Le premier ministre menace les manifestants de poursuites, les arrestations commencent et l'université est sommée de dénoncer les étudiants : confronté à une contestation sans précédent depuis la Révolution orange de 2004, le pouvoir ukrainien s'en prend aux opposants.

«Je veux dire aux gens : vos leaders vous poussent au crime. Ils vont se réfugier derrière leur immunité parlementaire et vous n'avez pas de moyen de vous protéger», a déclaré le chef du gouvernement Mykola Azarov en ouvrant mercredi le Conseil des ministres, le premier depuis la mobilisation de l'opposition dans les rues de Kiev.

La veille, un tribunal de Kiev a placé en détention provisoire pour deux mois neuf suspects de troubles dimanche devant l'administration présidentielle, une décision dénoncée mercredi par l'opposition.

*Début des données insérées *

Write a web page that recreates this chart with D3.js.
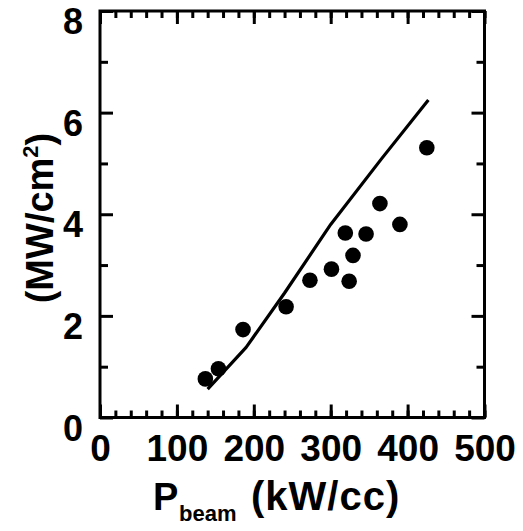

Décisions de justice «criminelles»

«Ces neuf personnes, dont des journalistes, entrepreneurs et pères de famille nombreuse, ont été illégalement interpellées», a déclaré Arseni Iatseniouk, l'un des leaders de l'opposition, accusant les forces de l'ordre de «couvrir» ainsi les agissements illégaux des policiers.

Toutes les décisions sont basées sur les témoignages d'un même membre des troupes anti-émeute, a-t-il ajouté, les qualifiant de «criminelles».

Il a appelé les ambassadeurs occidentaux à se rendre au procès en appel.

Les épouses des suspects, interrogées par la télévision ukrainienne 1+1, ont déclaré, images vidéo à l'appui, que leurs maris n'avaient pas participé aux troubles, mais avaient été tabassés par des policiers. Ils souffrent de commotion cérébrale et ont des côtes cassées.

Le procureur général Viktor Pchonka a pour sa part fait état de «nombreux cas de violation de la loi» lors des manifestations, selon un communiqué disponible sur le site du parquet.

Il a cité à titre d'exemple «l'occupation de la mairie et de la Maison des syndicats, le siège du gouvernement, les appels à prendre d'assaut l'administration présidentielle et les routes bloquées».

«Ces agissements n'ont rien à voir avec des manifestations pacifiques. Ce sont des violations de la loi passibles de poursuites», souligne-t-il.

Le ministère ukrainien de l'Intérieur a annoncé mercredi que 53 enquêtes avaient été ouvertes pour «infractions de la loi autour des bâtiments administratifs à Kiev».

Étudiants dans le collimateur

L'Université de Kiev a été sommée de fournir les listes d'étudiants susceptibles d'avoir pris part aux manifestations pro-européennes et contre le pouvoir, a rapporté mercredi le quotidien en ligne Ukraïnska Pravda.

Le parquet général demande à la direction de l'Université de fournir des informations concernant les étudiants et les professeurs absents des cours entre le 29 novembre et le 2 décembre au moment des manifestations-monstres à Kiev, écrit Ukraïnska Pravda.

Le site publie un fac-similé de l'ordre du parquet.

Celui-ci ordonne également de donner les noms des «instigateurs et militants qui ont appelé les étudiants à participer à des actions de protestation de masse».

Il demande si «des mesures ont été prises pour interdire aux étudiants d'y participer et si oui lesquelles».

La police a violemment dispersé dans la nuit de vendredi à samedi une manifestation sur la place de l'Indépendance, haut lieu de la Révolution orange en 2004 qui avait renversé le pouvoir en place et porté au pouvoir des pro-occidentaux.

Les violences ont fait plusieurs dizaines de blessés, principalement des étudiants.